#### [SET PROBLEM]
Pictures excluded, reproduce exactly the lines below from the one with "Emit a Python" through the one with "angles = list(range(50, 181, 5))", both included.

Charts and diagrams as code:

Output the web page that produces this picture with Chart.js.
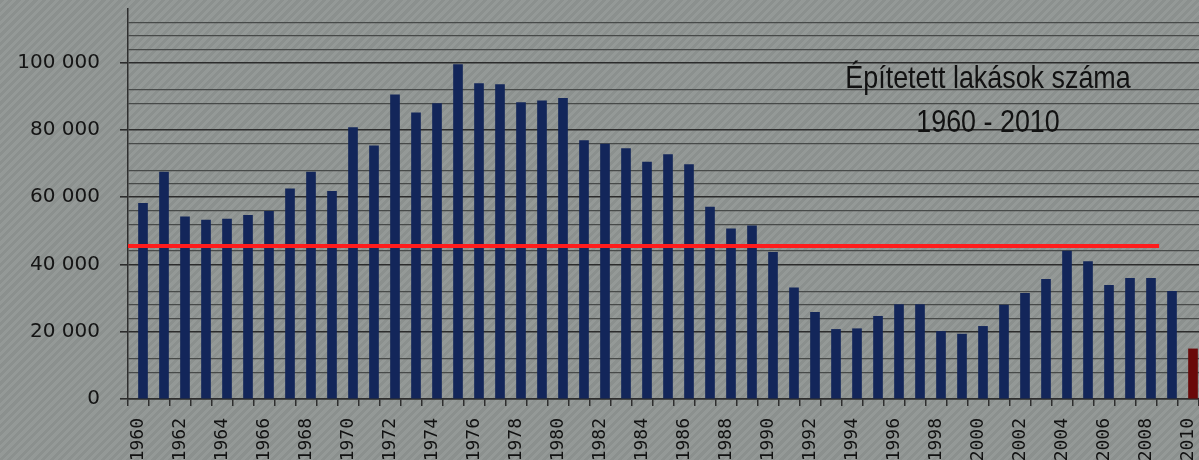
<!DOCTYPE html>
<html>
<head>
<meta charset="utf-8">
<script src="https://cdn.jsdelivr.net/npm/chart.js@4"></script>
<style>
  html, body { margin: 0; padding: 0; }
  body {
    width: 1199px; height: 460px; overflow: hidden; position: relative;
    background: repeating-linear-gradient(135deg, #8b908e 0px, #8b908e 3px, #949997 3px, #949997 6px);
  }
  #wrap { position: absolute; left: 0; top: 0; width: 1199px; height: 460px; }
  #cim {
    position: absolute; left: 788px; top: 55px; width: 400px;
    font-family: "Liberation Sans", Arial, sans-serif; font-size: 32px; line-height: 44px;
    color: #111; text-align: center; transform: scaleX(0.84); transform-origin: center;
  }
</style>
</head>
<body>
<div id="wrap"><canvas id="grafikon" width="1199" height="460"></canvas></div>
<div id="cim">Építetett lakások száma<br>1960 - 2010</div>
<script>
const evek = [1960, 1961, 1962, 1963, 1964, 1965, 1966, 1967, 1968, 1969,
              1970, 1971, 1972, 1973, 1974, 1975, 1976, 1977, 1978, 1979,
              1980, 1981, 1982, 1983, 1984, 1985, 1986, 1987, 1988, 1989,
              1990, 1991, 1992, 1993, 1994, 1995, 1996, 1997, 1998, 1999,
              2000, 2001, 2002, 2003, 2004, 2005, 2006, 2007, 2008, 2009, 2010];
const lakasok = [58200, 67500, 54200, 53200, 53500, 54600, 55800, 62500, 67500, 61800,
                 80700, 75300, 90500, 85100, 87900, 99500, 93800, 93500, 88200, 88700,
                 89400, 76900, 75800, 74500, 70500, 72700, 69700, 57100, 50600, 51500,
                 43600, 33100, 25800, 20700, 20900, 24600, 28100, 28100, 20100, 19300,
                 21600, 27900, 31400, 35600, 44000, 40900, 33800, 35900, 35900, 32000, 14900];
const atlag = 45500;          // piros vonal
const atlag_vege = 2008.6;    // meddig tart a vonal
const kiemelt_ev = 2010;      // sötétvörös oszlop
const hianyzo_racs = [4000, 16000, 36000, 48000, 72000, 84000, 96000, 116000]; // ezek a segédvonalak nem látszanak

const ezres = v => String(v).replace(/\B(?=(\d{3})+(?!\d))/g, ' ');

const ctx = document.getElementById('grafikon').getContext('2d');
const grafikon = new Chart(ctx, {
    type: 'bar',
    data: {
        labels: evek,
        datasets: [{
            type: 'line',
            xAxisID: 'xv',
            data: [{ x: evek[0] - 0.5, y: atlag }, { x: atlag_vege, y: atlag }],
            borderColor: '#ff1c1c',
            borderWidth: 4,
            pointRadius: 0,
            order: 0
        }, {
            data: lakasok,
            backgroundColor: c => evek[c.dataIndex] === kiemelt_ev ? '#6a0909' : '#13265a',
            borderWidth: 0,
            barThickness: 9,
            order: 1
        }]
    },
    options: {
        responsive: false,
        animation: false,
        layout: { padding: { top: 9, right: 0, left: 0, bottom: 0 } },
        plugins: {
            legend: { display: false },
            tooltip: { enabled: false }
        },
        scales: {
            x: {
                offset: true,
                grid: { display: true, drawOnChartArea: false, drawTicks: true, tickLength: 7, color: '#2e2e2e', lineWidth: 1.5 },
                border: { color: '#2e2e2e', width: 1.5 },
                ticks: {
                    autoSkip: false, minRotation: 90, maxRotation: 90, padding: 12,
                    color: '#111',
                    font: { family: "'DejaVu Sans Mono', monospace", size: 18 },
                    callback: (v, i) => evek[i] % 2 === 0 ? String(evek[i]) : ''
                },
                afterFit: s => { s.height = 61; s.paddingLeft = 0; s.paddingRight = 0; }
            },
            xv: {
                type: 'linear', display: false, offset: false,
                min: evek[0] - 0.5, max: evek[evek.length - 1] + 0.5
            },
            y: {
                min: 0, max: 116000,
                ticks: {
                    stepSize: 4000, autoSkip: false, maxTicksLimit: 100, padding: 20,
                    color: '#141414',
                    font: { family: "'DejaVu Sans', sans-serif", size: 20 },
                    callback: v => v % 20000 === 0 ? ezres(v) : ''
                },
                grid: {
                    tickLength: 8,
                    color: c => hianyzo_racs.includes(c.tick.value) ? 'rgba(0,0,0,0)' : (c.tick.value % 20000 === 0 ? '#2c2c2c' : '#474a49'),
                    lineWidth: c => c.tick.value % 20000 === 0 ? 1.6 : 1.2,
                    tickColor: c => c.tick.value % 20000 === 0 ? '#2c2c2c' : 'rgba(0,0,0,0)'
                },
                border: { color: '#2e2e2e', width: 1.5 },
                afterFit: s => { s.width = 128; s.paddingTop = 0; s.paddingBottom = 0; }
            }
        }
    }
});
</script>
</body>
</html>
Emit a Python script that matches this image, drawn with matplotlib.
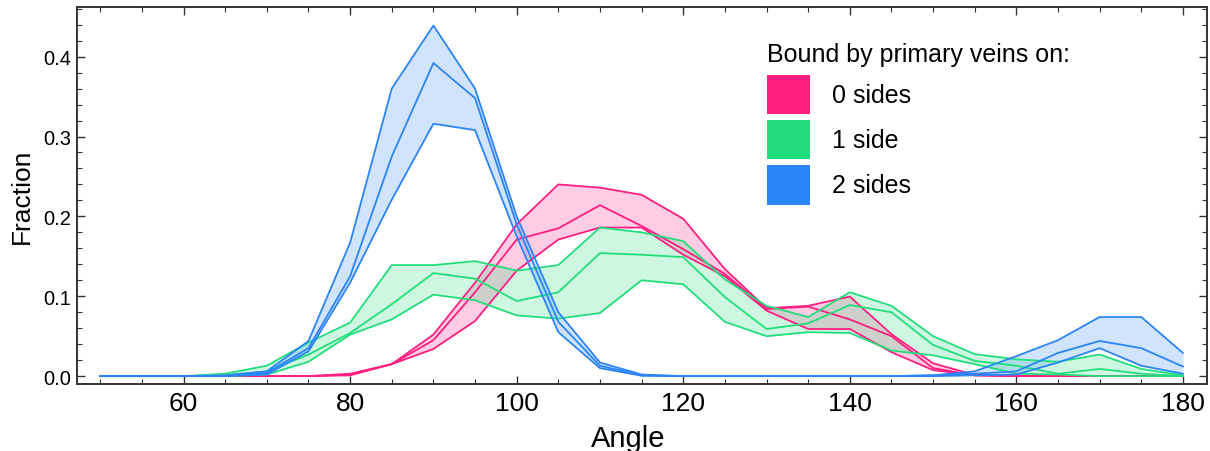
import numpy as np
import matplotlib.pyplot as plt
from matplotlib.patches import Rectangle
from matplotlib.ticker import MultipleLocator

plt.rcParams["font.family"] = ["Liberation Sans", "DejaVu Sans"]

angles = list(range(50, 181, 5))

# 0 sides
pink_upper = [0, 0, 0, 0, 0, 0, 0.003, 0.015, 0.052, 0.117, 0.19, 0.24, 0.236, 0.227,
              0.197, 0.134, 0.085, 0.088, 0.0996, 0.0525, 0.016, 0.0015, 0, 0, 0, 0, 0]
pink_mean = [0, 0, 0, 0, 0, 0, 0.002, 0.015, 0.045, 0.105, 0.171, 0.185, 0.214, 0.188,
             0.159, 0.128, 0.084, 0.087, 0.071, 0.05, 0.01, 0.001, 0, 0, 0, 0, 0]
pink_lower = [0, 0, 0, 0, 0, 0, 0.001, 0.015, 0.034, 0.069, 0.132, 0.171, 0.186, 0.186,
              0.152, 0.125, 0.082, 0.059, 0.059, 0.03, 0.0075, 0.001, 0, 0, 0, 0, 0]

# 1 side
green_upper = [0, 0, 0, 0.003, 0.013, 0.042, 0.067, 0.139, 0.139, 0.144, 0.132, 0.139, 0.186,
               0.18, 0.169, 0.121, 0.088, 0.074, 0.105, 0.088, 0.05, 0.0275, 0.021, 0.018,
               0.027, 0.009, 0.001]
green_mean = [0, 0, 0, 0.001, 0.006, 0.027, 0.054, 0.09, 0.129, 0.122, 0.094, 0.105, 0.154,
              0.152, 0.149, 0.099, 0.059, 0.066, 0.089, 0.08, 0.039, 0.019, 0.013, 0.003,
              0.009, 0.003, 0]
green_lower = [0, 0, 0, 0, 0.002, 0.018, 0.052, 0.071, 0.102, 0.095, 0.076, 0.072, 0.079,
               0.12, 0.115, 0.068, 0.05, 0.055, 0.054, 0.032, 0.026, 0.015, 0.003, 0.002,
               0, 0, 0]

# 2 sides
blue_upper = [0, 0, 0, 0.001, 0.006, 0.044, 0.167, 0.36, 0.439, 0.36, 0.2, 0.08, 0.017,
              0.002, 0, 0, 0, 0, 0, 0, 0.001, 0.006, 0.025, 0.045, 0.074, 0.074, 0.029]
blue_mean = [0, 0, 0, 0, 0.004, 0.035, 0.125, 0.275, 0.392, 0.348, 0.19, 0.068, 0.013,
             0.001, 0, 0, 0, 0, 0, 0, 0.001, 0.003, 0.006, 0.029, 0.044, 0.035, 0.012]
blue_lower = [0, 0, 0, 0, 0.002, 0.031, 0.117, 0.221, 0.316, 0.308, 0.175, 0.055, 0.01,
              0.0005, 0, 0, 0, 0, 0, 0, 0, 0.001, 0.002, 0.017, 0.035, 0.013, 0.003]

labels = ["0 sides", "1 side", "2 sides"]
colors = ["#ff1f80", "#22dd7c", "#2b84f8"]

series = [
    (pink_upper, pink_mean, pink_lower),
    (green_upper, green_mean, green_lower),
    (blue_upper, blue_mean, blue_lower),
]

fig = plt.figure(figsize=(12.1, 4.52), dpi=100)
ax = fig.add_axes([0.0636, 0.148, 0.934, 0.834])

for (up, mid, lo), color in zip(series, colors):
    ax.fill_between(angles, lo, up, color=color, alpha=0.22, linewidth=0)
    for vals in (up, mid, lo):
        ax.plot(angles, vals, color=color, linewidth=1.3)

ax.set_xlim(47.2, 182.9)
ax.set_ylim(-0.01, 0.462)
ax.xaxis.set_minor_locator(MultipleLocator(5))
ax.yaxis.set_minor_locator(MultipleLocator(0.02))
ax.set_xticks(range(60, 181, 20))
ax.set_yticks([0.0, 0.1, 0.2, 0.3, 0.4])
ax.set_yticklabels(["0.0", "0.1", "0.2", "0.3", "0.4"])

ax.tick_params(which="both", direction="in", top=True, right=True, color="#333333")
ax.tick_params(which="major", length=6, width=1.0)
ax.tick_params(which="minor", length=3.5, width=0.8)
ax.tick_params(axis="x", labelsize=19, pad=5)
ax.tick_params(axis="y", labelsize=14.5, pad=4)

for spine in ax.spines.values():
    spine.set_color("#333333")
    spine.set_linewidth(1.4)

ax.set_xlabel("Angle", fontsize=21, labelpad=0)
ax.xaxis.set_label_coords(0.488, -0.105)
ax.set_ylabel("Fraction", fontsize=19, labelpad=7)

# legend drawn by hand in axes coordinates
ax.text(0.611, 0.875, "Bound by primary veins on:", transform=ax.transAxes,
        fontsize=18, va="center", ha="left")
box_x, box_w, box_h = 0.611, 0.038, 0.104
box_tops = [0.820, 0.700, 0.580]
for top, color, label in zip(box_tops, colors, labels):
    ax.add_patch(Rectangle((box_x, top - box_h), box_w, box_h, transform=ax.transAxes,
                           facecolor=color, edgecolor="none"))
    ax.text(0.668, top - box_h / 2, label, transform=ax.transAxes,
            fontsize=18, va="center", ha="left")

plt.savefig("out.png")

#### [REPLY]
Emit a Python script that matches this image, drawn with matplotlib.
import numpy as np
import matplotlib.pyplot as plt
from matplotlib.patches import Rectangle
from matplotlib.ticker import MultipleLocator

plt.rcParams["font.family"] = ["Liberation Sans", "DejaVu Sans"]

angles = list(range(50, 181, 5))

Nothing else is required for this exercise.